The Czech government has approved draft legislation which would enable Czechs who were forced to surrender their citizenship to become Czech citizens again. The draft law, which would also extend to the children of former Czechs, would no longer require applicants to surrender citizenship of their “new” home country. If approved by Parliament such legislation would cover many Czechs who went into exile following both the Nazi and communist regimes, and subsequently lost their Czech citizenships. Parliament deputies who are now debating the proposed changes will also consider whether those applying for Czech citizenship must be able to speak the Czech language and demonstrate a basic knowledge about the country’s history and culture.
Unsuccessful Czech presidential hopeful Jan Švejnar has added his voice to the debate over the recent award given by the Czech Prime Minister to the Mašin brothers. In an interview with the website novinky.cz, Švejnar stated that this was an issue that divided Czechs more than any other and added that although he valued the Mašin brothers, he would not personally have rewarded them with a Prime Ministerial medal. Josef and Ctirad Mašin achieved notoriety for escaping communist Czechoslovakia during the 1950s – they are criticized by some for the excessive violence used in their escape, which allegedly includes terrorism and murder.
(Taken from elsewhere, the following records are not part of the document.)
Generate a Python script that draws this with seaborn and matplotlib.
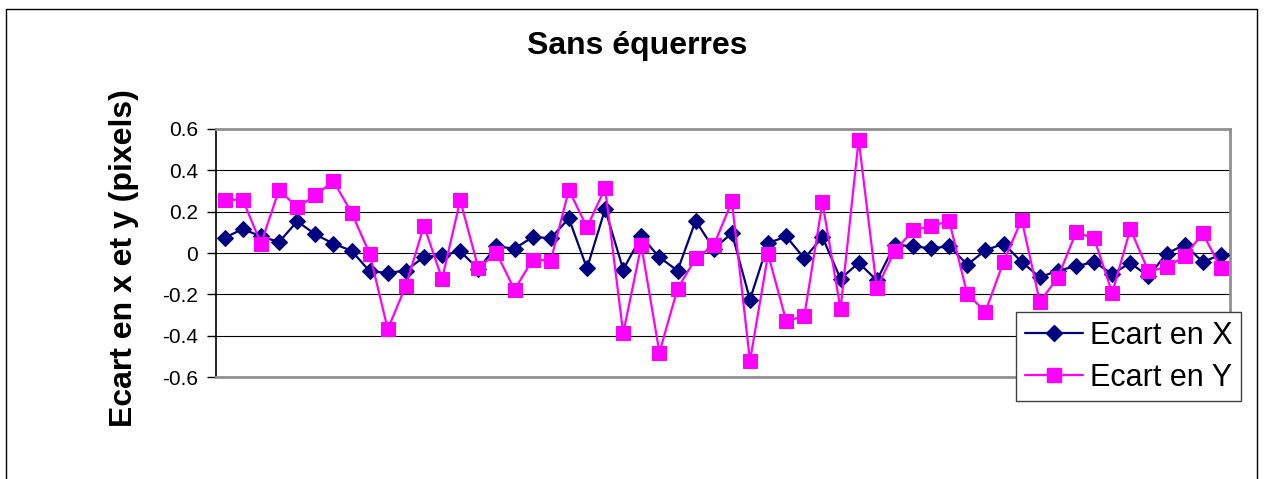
import matplotlib
matplotlib.use("Agg")
import matplotlib.pyplot as plt
from matplotlib.ticker import FuncFormatter, MultipleLocator
from matplotlib.lines import Line2D
import seaborn as sns
import numpy as np
import pandas as pd

ecart_x = [0.074, 0.116, 0.080, 0.053, 0.153, 0.090, 0.045, 0.011, -0.088, -0.096,
           -0.085, -0.019, -0.011, 0.008, -0.077, 0.032, 0.021, 0.077, 0.072, 0.167,
           -0.074, 0.212, -0.080, 0.080, -0.021, -0.085, 0.156, 0.020, 0.096, -0.225,
           0.048, 0.080, -0.026, 0.077, -0.125, -0.047, -0.132, 0.040, 0.032, 0.023,
           0.032, -0.056, 0.013, 0.045, -0.043, -0.117, -0.085, -0.064, -0.043, -0.101,
           -0.048, -0.113, -0.003, 0.040, -0.043, -0.008]
ecart_y = [0.257, 0.257, 0.045, 0.305, 0.220, 0.278, 0.347, 0.195, -0.003, -0.368,
           -0.158, 0.132, -0.125, 0.254, -0.072, 0.000, -0.177, -0.032, -0.037, 0.304,
           0.124, 0.313, -0.387, 0.037, -0.481, -0.172, -0.026, 0.037, 0.249, -0.521,
           -0.006, -0.328, -0.305, 0.244, -0.270, 0.547, -0.169, 0.011, 0.109, 0.130,
           0.154, -0.199, -0.283, -0.042, 0.161, -0.235, -0.119, 0.100, 0.071, -0.193,
           0.116, -0.088, -0.069, -0.016, 0.095, -0.074]
series_names = ["Ecart en X", "Ecart en Y"]
colors = ["#000080", "#FF00FF"]

n = len(ecart_x)
idx = np.arange(n)
df_x = pd.DataFrame({"i": idx, "v": ecart_x})
df_y = pd.DataFrame({"i": idx, "v": ecart_y})

sns.set_style("white")
plt.rcParams["font.family"] = ["Liberation Sans", "DejaVu Sans"]
plt.rcParams["text.color"] = "black"
plt.rcParams["ytick.labelcolor"] = "black"

fig = plt.figure(figsize=(12.65, 4.79), dpi=100)
ax = fig.add_axes([0.1705, 0.2123, 0.9723 - 0.1705, 0.7313 - 0.2123])

# X series first, Y drawn on top like in the original
sns.lineplot(data=df_x, x="i", y="v", ax=ax, color=colors[0], lw=1.6,
             marker="D", markersize=8, markeredgecolor=colors[0], zorder=3)
sns.lineplot(data=df_y, x="i", y="v", ax=ax, color=colors[1], lw=1.6,
             marker="s", markersize=10, markeredgecolor=colors[1], zorder=4)

ax.set_xlim(-0.5, n - 0.5)
ax.set_ylim(-0.6, 0.6)
ax.yaxis.set_major_locator(MultipleLocator(0.2))
ax.yaxis.set_major_formatter(FuncFormatter(lambda v, p: "0" if abs(v) < 1e-9 else f"{v:.1f}"))
ax.set_xticks([])
ax.set_xlabel("")
ax.set_ylabel("")
ax.grid(axis="y", color="#000000", lw=0.8)
ax.tick_params(axis="y", direction="out", length=6.5, width=1, color="black",
               labelsize=15, labelcolor="black", pad=6, left=True)

for side in ["top", "right", "bottom"]:
    ax.spines[side].set_color("#909090")
    ax.spines[side].set_linewidth(2)
ax.spines["left"].set_color("#000000")
ax.spines["left"].set_linewidth(1.2)

fig.text(124 / 1265, 1 - 258 / 479, "Ecart en x et y (pixels)", rotation=90,
         ha="center", va="center", fontsize=23, fontweight="bold", color="black")
fig.text(637.5 / 1265, 1 - 46 / 479, "Sans équerres", ha="center", va="center",
         fontsize=23, fontweight="bold", color="black")

handles = [Line2D([], [], color=colors[0], lw=1.6, marker="D", markersize=8),
           Line2D([], [], color=colors[1], lw=1.6, marker="s", markersize=10)]
leg = ax.legend(handles, series_names, loc="upper left",
                bbox_to_anchor=(1016 / 1265, 1 - 312 / 479),
                bbox_transform=fig.transFigure,
                fontsize=22, frameon=True, fancybox=False, framealpha=1,
                edgecolor="#404040", handlelength=1.9, handletextpad=0.25,
                borderpad=0.28, labelspacing=0.4, borderaxespad=0)
leg.get_frame().set_linewidth(1)
for t in leg.get_texts():
    t.set_color("black")

# outer chart frame
fig.add_artist(Line2D([6 / 1265, 6 / 1265], [0, 1 - 9 / 479], color="black", lw=1,
                      transform=fig.transFigure))
fig.add_artist(Line2D([6 / 1265, 1257 / 1265], [1 - 9 / 479, 1 - 9 / 479], color="black",
                      lw=1, transform=fig.transFigure))
fig.add_artist(Line2D([1257 / 1265, 1257 / 1265], [0, 1 - 9 / 479], color="black", lw=1,
                      transform=fig.transFigure))

fig.savefig("out.png", dpi=100)
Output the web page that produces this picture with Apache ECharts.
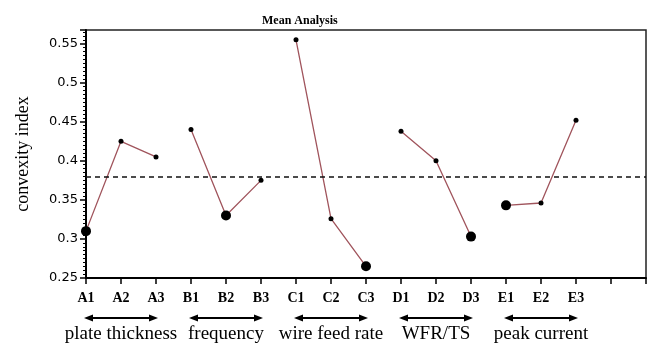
<!DOCTYPE html>
<html>
<head>
<meta charset="utf-8">
<script src="https://cdn.jsdelivr.net/npm/echarts@6/dist/echarts.min.js"></script>
<style>html,body{margin:0;padding:0;background:#fff}#c{width:649px;height:345px}</style>
</head>
<body>
<div id="c"></div>
<script>
var categories = ['A1','A2','A3','B1','B2','B3','C1','C2','C3','D1','D2','D3','E1','E2','E3'];
var values = [0.31, 0.425, 0.405, 0.44, 0.33, 0.375, 0.555, 0.326, 0.265, 0.438, 0.40, 0.303, 0.343, 0.346, 0.452];
var groups = ['plate thickness','frequency','wire feed rate','WFR/TS','peak current'];
var meanValue = 0.38;
var titleText = 'Mean Analysis';
var yName = 'convexity index';

var chart = echarts.init(document.getElementById('c'));
var series = groups.map(function (g, gi) {
  var pts = [];
  var vals = values.slice(gi * 3, gi * 3 + 3);
  var mn = Math.min.apply(null, vals);
  for (var i = 0; i < 3; i++) {
    var idx = gi * 3 + i;
    pts.push({value: [idx, values[idx]], symbolSize: values[idx] === mn ? 10 : 5});
  }
  var s = {
    type: 'line', data: pts, symbol: 'circle',
    itemStyle: {color: '#000'},
    lineStyle: {color: '#a0545c', width: 1.3},
    silent: true, animation: false, z: 3
  };
  if (gi === 0) {
    s.markLine = {
      silent: true, symbol: 'none', animation: false,
      label: {show: false},
      lineStyle: {color: '#111', type: [5, 4], width: 1.5},
      data: [{yAxis: meanValue}]
    };
  }
  return s;
});

var option = {
  animation: false,
  title: {text: titleText, left: 257, top: 10,
    textStyle: {fontFamily: 'Liberation Serif', fontWeight: 'bold', fontSize: 12, color: '#000'}},
  grid: {left: 86, right: 2, top: 30, bottom: 67, show: true, borderColor: '#222', borderWidth: 1.5},
  xAxis: {
    type: 'value', min: 0, max: 16, interval: 1,
    axisLine: {lineStyle: {color: '#000', width: 2}},
    axisTick: {length: 6, lineStyle: {color: '#000', width: 1.5}},
    splitLine: {show: false},
    axisLabel: {margin: 13, color: '#000', fontFamily: 'Liberation Serif', fontWeight: 'bold', fontSize: 14,
      formatter: function (v) { return categories[v] || ''; }}
  },
  yAxis: {
    type: 'value', min: 0.25, max: 0.5675, interval: 0.05,
    name: yName, nameLocation: 'middle', nameGap: 54,
    nameTextStyle: {fontFamily: 'Liberation Serif', fontSize: 18, color: '#000'},
    axisLine: {show: true, lineStyle: {color: '#000', width: 2}},
    axisTick: {length: 6, lineStyle: {color: '#000', width: 1.5}},
    minorTick: {show: true, splitNumber: 10, length: 3, lineStyle: {color: '#000', width: 1}},
    splitLine: {show: false},
    axisLabel: {margin: 8, color: '#000', fontFamily: 'DejaVu Sans', fontSize: 13, showMaxLabel: false,
      formatter: function (v) { return String(parseFloat(v.toFixed(3))); }}
  },
  series: series
};
chart.setOption(option);

var gfx = [];
var arrowY = 318, labelY = 334, head = 7, hw = 3.5;
groups.forEach(function (g, gi) {
  var x1 = chart.convertToPixel({gridIndex: 0}, [gi * 3, 0.25])[0];
  var x2 = chart.convertToPixel({gridIndex: 0}, [gi * 3 + 2, 0.25])[0];
  var xm = chart.convertToPixel({gridIndex: 0}, [gi * 3 + 1, 0.25])[0];
  gfx.push({type: 'line', shape: {x1: x1 + 4, y1: arrowY, x2: x2 - 4, y2: arrowY}, style: {stroke: '#000', lineWidth: 2}});
  gfx.push({type: 'polygon', shape: {points: [[x1 - 2, arrowY], [x1 + head, arrowY - hw], [x1 + head, arrowY + hw]]}, style: {fill: '#000'}});
  gfx.push({type: 'polygon', shape: {points: [[x2 + 2, arrowY], [x2 - head, arrowY - hw], [x2 - head, arrowY + hw]]}, style: {fill: '#000'}});
  gfx.push({type: 'text', x: xm, y: labelY, style: {text: g, fill: '#000', font: '19px "Liberation Serif"', textAlign: 'center', textVerticalAlign: 'middle'}});
});
chart.setOption({graphic: gfx});
</script>
</body>
</html>
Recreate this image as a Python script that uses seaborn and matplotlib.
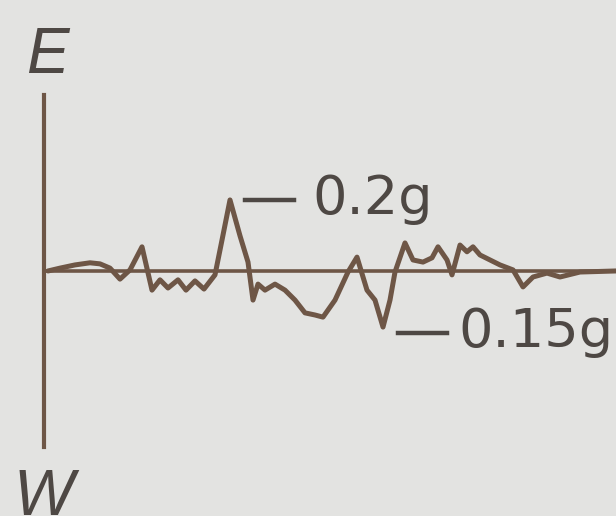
import matplotlib
matplotlib.use("Agg")
import matplotlib.pyplot as plt
import seaborn as sns
import pandas as pd

# time (s) and east-west ground acceleration (g)
time_s = [0.20, 0.80, 1.55, 2.30, 2.80, 3.30, 3.80, 4.30, 4.90, 5.40,
          5.80, 6.20, 6.70, 7.10, 7.55, 8.00, 8.55, 8.90, 9.30, 9.80,
          10.20, 10.45, 10.70, 11.05, 11.55, 12.05, 12.55, 13.05, 13.55, 13.95,
          14.55, 15.20, 15.65, 16.15, 16.55, 16.95, 17.30, 17.55, 18.05, 18.45,
          18.95, 19.40, 19.70, 20.15, 20.40, 20.80, 21.15, 21.45, 21.80, 22.30,
          22.80, 23.45, 23.95, 24.45, 25.15, 25.80, 26.80, 28.60]
accel_g = [0.000, 0.008, 0.017, 0.023, 0.020, 0.008, -0.023, 0.003, 0.068, -0.054,
           -0.025, -0.048, -0.025, -0.054, -0.028, -0.051, -0.011, 0.087, 0.200, 0.099,
           0.025, -0.082, -0.037, -0.054, -0.037, -0.054, -0.082, -0.118, -0.124, -0.130,
           -0.082, -0.003, 0.039, -0.054, -0.082, -0.158, -0.082, -0.003, 0.079, 0.031,
           0.025, 0.037, 0.068, 0.031, -0.011, 0.073, 0.054, 0.068, 0.045, 0.031,
           0.017, 0.003, -0.045, -0.017, -0.006, -0.017, -0.003, 0.000]

peak_labels = ["0.2g", "0.15g"]
dash_pos = [(10.05, 0.200), (17.70, -0.175)]
label_pos = [(13.40, 0.204), (20.70, -0.172)]

bg = "#e3e3e1"
trace = "#6e5646"
ink = "#4e4844"

df = pd.DataFrame({"t": time_s, "a": accel_g})

fig = plt.figure(figsize=(6.16, 5.16), dpi=100)
fig.patch.set_facecolor(bg)
ax = fig.add_axes([0, 0, 1, 1])
ax.set_facecolor(bg)

# zero line and E-W axis
ax.axhline(0, xmin=2.2 / 30.8, xmax=1, color=trace, lw=2.6)
ax.plot([0, 0], [-0.496, 0.496], color=trace, lw=3)

sns.lineplot(data=df, x="t", y="a", ax=ax, color=trace, lw=3.6,
             solid_joinstyle="round", solid_capstyle="round")

ax.text(0.15, 0.605, "E", fontsize=46, style="italic", color=ink,
        ha="center", va="center", family="Liberation Sans")
ax.text(0.0, -0.640, "W", fontsize=46, style="italic", color=ink,
        ha="center", va="center", family="Liberation Sans")
for lab, (dx, dy), (tx, ty) in zip(peak_labels, dash_pos, label_pos):
    ax.plot([dx, dx + 2.45], [dy, dy], color=ink, lw=3.2)
    ax.text(tx, ty, lab, fontsize=39, color=ink, ha="left", va="center",
            family="DejaVu Sans")

ax.set_xlim(-2.2, 28.6)
ax.set_ylim(-0.690, 0.763)
ax.axis("off")

fig.savefig("out.png", dpi=100, facecolor=bg)
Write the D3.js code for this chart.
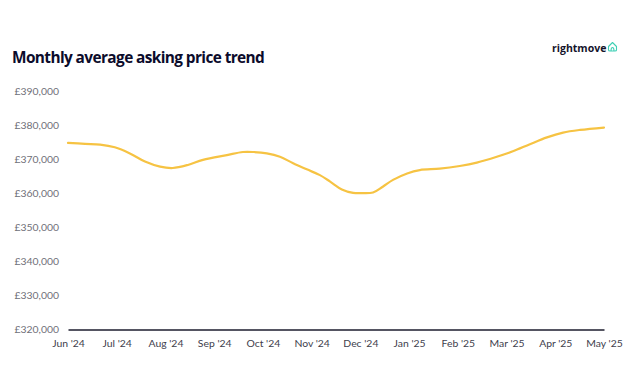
<!DOCTYPE html>
<html lang="en">
<head>
    <meta charset="UTF-8">
    <title>Monthly average asking price trend</title>
    <script src="https://d3js.org/d3.v7.min.js"></script>
    <style>
        html, body { margin: 0; padding: 0; background: #fff; }
        svg { display: block; }
        text { font-family: "Lato", sans-serif; }
        .y-axis text { font-size: 10.4px; fill: #6f6f78; }
        .x-axis text { font-size: 10.4px; fill: #40404c; }
        .title { font-family: "Open Sans", sans-serif; font-size: 15.4px; font-weight: 700; fill: #0b0b2b; letter-spacing: -0.6px; }
        .logo { font-family: "Open Sans", sans-serif; font-size: 10.5px; font-weight: 700; fill: #14142b; }
    </style>
</head>
<body>
<svg viewBox="0 0 634 371" width="634" height="371"></svg>
<script>
    const months = ["Jun '24", "Jul '24", "Aug '24", "Sep '24", "Oct '24", "Nov '24", "Dec '24",
        "Jan '25", "Feb '25", "Mar '25", "Apr '25", "May '25"];
    const priceTicks = [320000, 330000, 340000, 350000, 360000, 370000, 380000, 390000];

    // readings: position in months since Jun '24, and the price there
    const monthsSinceStart = [0, 0.35, 0.66, 0.96, 1.27, 1.58, 1.89, 2.15, 2.46, 2.77, 3.26, 3.59, 3.8,
        4.08, 4.35, 4.62, 4.9, 5.17, 5.38, 5.62, 5.85, 6.03, 6.26, 6.46, 6.67, 6.96, 7.22, 7.63, 8.04,
        8.39, 8.8, 9.13, 9.48, 9.83, 10.16, 10.51, 11];
    const askingPrice = [374900, 374600, 374400, 373600, 371800, 369400, 367900, 367500, 368400, 369900,
        371300, 372200, 372200, 371800, 370800, 368900, 367100, 365400, 363500, 361200, 360200, 360100,
        360300, 362000, 364000, 365900, 366900, 367300, 368100, 369100, 370800, 372400, 374500, 376500,
        377900, 378700, 379400];

    const plotLeft = 68, plotRight = 604, plotTop = 91.5, plotBottom = 329.5;
    const svg = d3.select("svg");

    const xLabels = d3.scalePoint().domain(months).range([plotLeft, plotRight]);
    const xPos = d3.scaleLinear().domain([0, months.length - 1]).range([plotLeft, plotRight]);
    const y = d3.scaleLinear().domain([320000, 390000]).range([plotBottom, plotTop]);

    svg.append("text").attr("class", "title").attr("x", 12).attr("y", 62.5)
        .text("Monthly average asking price trend");

    // logo
    svg.append("text").attr("class", "logo").attr("x", 552).attr("y", 52).text("rightmove");
    svg.append("path")
        .attr("d", "M608.5 46.5 L608.5 50 Q608.5 51 610 51 L615 51 Q616.5 51 616.5 50 L616.5 46.5 L612.5 42.5 Z M611 51 Q611 47.5 612.5 47.5 Q614 47.5 614 51")
        .attr("fill", "none").attr("stroke", "#3fd0b5").attr("stroke-width", 1.1).attr("stroke-linejoin", "round");

    const yAxis = svg.append("g").attr("class", "y-axis")
        .attr("transform", `translate(${plotLeft},0)`)
        .call(d3.axisLeft(y).tickValues(priceTicks).tickSize(0).tickPadding(9)
            .tickFormat(d => "£" + d3.format(",")(d)));
    yAxis.select(".domain").remove();

    const xAxis = svg.append("g").attr("class", "x-axis")
        .attr("transform", `translate(0,${plotBottom})`)
        .call(d3.axisBottom(xLabels).tickSize(0).tickPadding(10));
    xAxis.select(".domain").attr("stroke", "#1c1c2e").attr("stroke-width", 1.3);

    const line = d3.line()
        .x(d => xPos(d[0]))
        .y(d => y(d[1]))
        .curve(d3.curveCatmullRom.alpha(0.5));

    svg.append("path")
        .datum(d3.zip(monthsSinceStart, askingPrice))
        .attr("d", line)
        .attr("fill", "none")
        .attr("stroke", "#f6c343")
        .attr("stroke-width", 2.2)
        .attr("stroke-linecap", "round");
</script>
</body>
</html>
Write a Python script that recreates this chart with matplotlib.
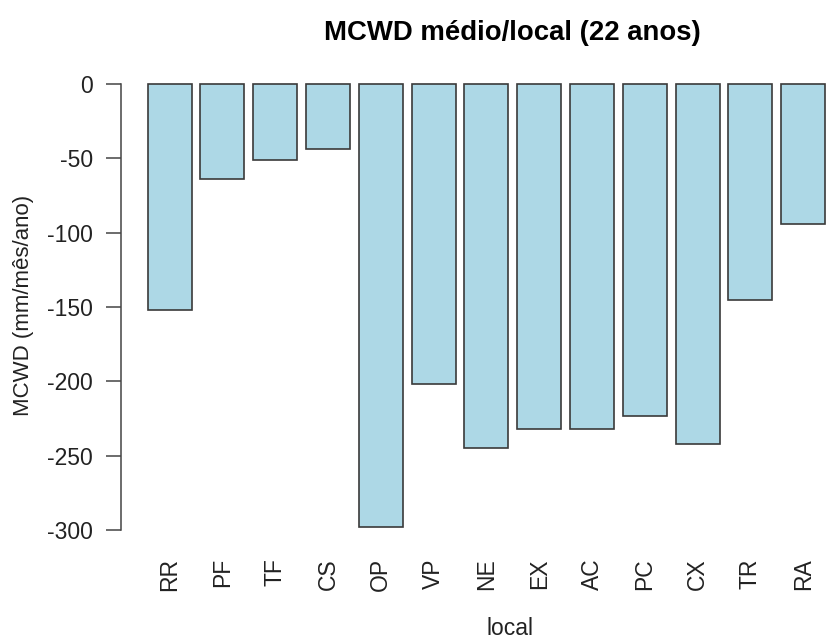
import matplotlib.pyplot as plt
import numpy as np

plt.rcParams['font.family'] = ['Liberation Sans', 'DejaVu Sans']

# MCWD médio por local (mm/mês/ano)
locais = ['RR', 'PF', 'TF', 'CS', 'OP', 'VP', 'NE', 'EX', 'AC', 'PC', 'CX', 'TR', 'RA']
mcwd = [-152, -64, -51, -44, -297.7, -201.5, -245, -232, -232, -223, -242, -145, -94]
yticks = [0, -50, -100, -150, -200, -250, -300]

fig = plt.figure(figsize=(8.26, 6.42), dpi=100)
# plot region like R's barplot (the right side is cut by the image edge)
ax = fig.add_axes([120.5 / 826, 0.1522, 783 / 826, 0.7445])

# R barplot layout: width 1, space 0.2
x = 0.2 + np.arange(len(locais)) * 1.2
ax.bar(x, mcwd, width=1.0, align='edge', color='#ADD8E6',
       edgecolor='#3a3a3a', linewidth=1.2)

ax.set_xlim(-0.416, 17.38)
ax.set_ylim(-309.6, 11.9)

for s in ['top', 'right', 'bottom']:
    ax.spines[s].set_visible(False)
ax.spines['left'].set_bounds(-300, 0)
ax.spines['left'].set_color('#444444')
ax.spines['left'].set_linewidth(1.1)

ax.set_yticks(yticks)
ax.set_yticklabels([str(v) for v in yticks])
ax.tick_params(axis='y', length=10.8, width=1.1, pad=9, labelsize=16.5,
               color='#444444', labelcolor='#222222')

ax.set_xticks(x + 0.5)
ax.set_xticklabels(locais, rotation=90)
ax.tick_params(axis='x', length=0, pad=10, labelsize=16.5, labelcolor='#222222')

ax.set_ylabel('MCWD (mm/mês/ano)', fontsize=16, color='#222222', va='center')
ax.yaxis.set_label_coords(-0.1245, 0.5)
ax.set_xlabel('local', fontsize=16.5, color='#222222', va='center')
ax.xaxis.set_label_coords(0.497, -0.176)

ax.set_title('MCWD médio/local (22 anos)', fontsize=19.8, fontweight='bold',
             y=1.07, va='center', pad=0)

fig.savefig('out.png', dpi=100)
Newly released data from the Czech Interior Ministry suggests that last year 238 police officers were found to have committed crimes. This represents a 16 percent increase on the previous year’s figures, and the first rise in officially catalogued police criminality since 2003. According to the data, the most transgressions were committed by the riot, transport, criminal and foreign police. The data also suggests a 12 percent rise in the numbers of police found to have taken bribes – from seven in 2006 to twelve in 2007.
A Czech soldier has died in Afghanistan along with three Danish troops as a result of a suicide bomb attack which killed 11 other people. The bomb attack occurred in the Helmand province of Afghanistan in the south of the country and was aimed at NATO troops operating in the area. The Taliban has admitted that it was behind the attack. Two other Czech soldiers were reported injured in the blast which occurred at a local marketplace. The Czech soldiers were members of a special forces unit working under the umbrella of the International Security Assistance Forces (ISAF) operating in the country.
The Czech government has failed to approve a proposed law that would enable fines of up to 10 million crowns to be levied on retail chains that abuse their dominant position in the marketplace. The proposed regulation, put forward by the opposition Social Democrats, along with the Alliance of Czech Food Producers, would have mandated that retail giants negotiate fair deals with suppliers and would also mandate an ethical codex be put in place for stores doing more than 5 billion crowns worth of business of year. The ruling Civic Democrats have insisted that current legislation is sufficient to deal with this issue. Despite not being supported by the government, the proposed legislation will still be debated in the lower chamber.
A newly released survey from the Czech polling agency STEM suggests that Czechs are losing faith in their parliament as well as in their president. The poll suggests that only 24% of Czechs are satisfied with Parliament’s performance, a four percent decrease on the previous month. Analysts suggest that these figures reflect public dissatisfaction in the wake of last month’s fiasco surrounding the presidential elections, in which the incumbent Václav Klaus was ultimately re-elected by Parliament for a second term. The STEM data also suggest that only 29 percent of Czechs have a favourable view of the current government, while the president still enjoys the support of 59% of Czechs – though the figure represents a 14 percent fall in popularity from June 2007.
The Czech post office is reeling from a discovery on Friday of 71 bags of undelivered letters in a former postal depot in the Czech town of Břeclav. In total, the sacks are believed to contain approximately 63,000 letters. Since the news broke, the scandal has intensified with the discovery that around half of the letters have been opened by unknown persons. At present, the police are investigating the matter, while the Czech Post Office attempts to make sure that the letters reach their intended recipients. The sacks are believed to contain letters that were posted from abroad by air-mail between 2001 and 2006.
The Czech National bank has asked people to be extremely cautious of and not respond to emails that claim to be from the bank. The news comes after it was announced that fraudsters had secured an email account that mirrored the email address of the national bank. The email address email@example.com has been highlighted as not belonging to the bank. This comes in the wake of a number of similar “phising” scandals in recent days, in which Czechs gave away bank details to criminals operating fake websites after receiving bogus emails.
Demonstrators are to gather on Sunday evening before the Chinese Embassy in Prague to protest a crackdown by the Chinese military and police in Tibet. Friday saw the eruption of riots in Lhasa after a week of mostly peaceful protests. The official Chinese news agency has reported at least 10 deaths in incidents but the Tibetan government in exile has said the number of those killed is far higher: at least 80 individuals. Sunday’s protest in Prague is being organised by the Green Party along with a number of non-governmental human rights organisations.